Showing that $M(xy) = M(x) + M(y)$ where $y$ is a constant for $M(x) = \int_1^x {1\over t}{d \over dt}$

Question

I'm given a function $M: (0, \infty) \to R$ such that $M(x) = \int_1^x {1\over t}{d \over dt}$. I'm told I have to use differentiation to solve this problem.

I differentiated $M(xy)$ first, for some constant y, getting ${d\over dx}M(xy) = {1 \over x}.$ So an antiderivative for $M(xy)$ is $M(x) + c$. If I let $c = M(y)$ i get that ${d\over dx}M(xy) = {d \over dx}(M(x) + M(y))$. However, just becaue two functions' derivatives are the same, does not mean that the functions are the same as well.
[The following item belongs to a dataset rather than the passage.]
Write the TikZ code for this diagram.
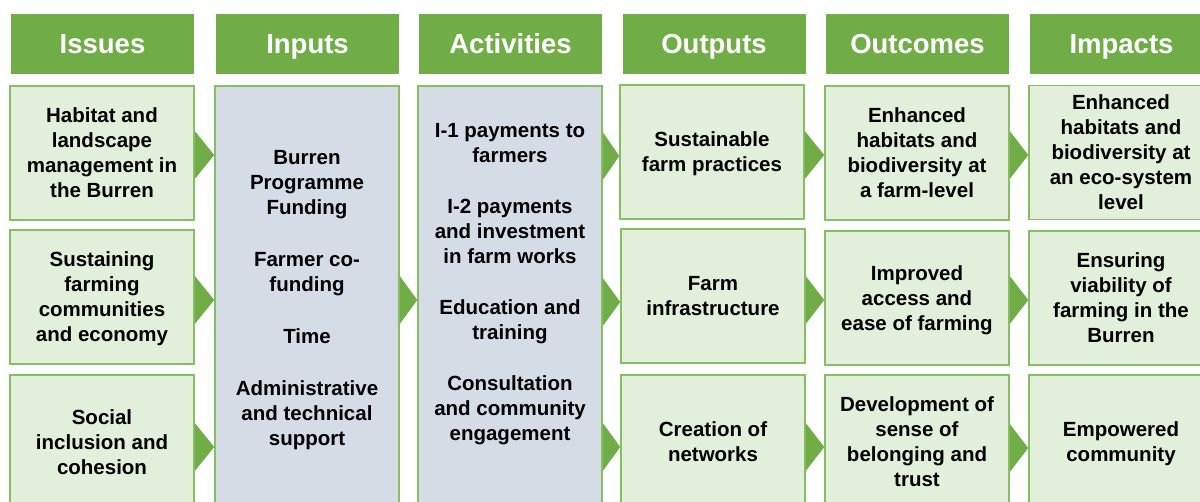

So this is where I get stuck.

Answer 1

$\dfrac{d}{dx}M(xy)=yM'(xy)=y\cdot\dfrac{1}{xy}=\dfrac{1}{x}$, so $\dfrac{d}{dx}M(xy)=\dfrac{d}{dx}M(x)$, then $M(xy)=M(x)+C$, now $M(y)=M(1)+C=C$.

Note that $\dfrac{d}{dx}M(xy)$ should be interpreted as $\dfrac{d}{dx}M\circ\varphi(x)$, where $\varphi(x)=xy$.

Answer 2

To be fair, differentiation is not needed, only a change of variables: $$ M(xy)-M(x)=\int_x^{xy}\frac{dt}{t}=\int_1^y \frac{du}{u}=M(y), $$ where we let $u=t/x$.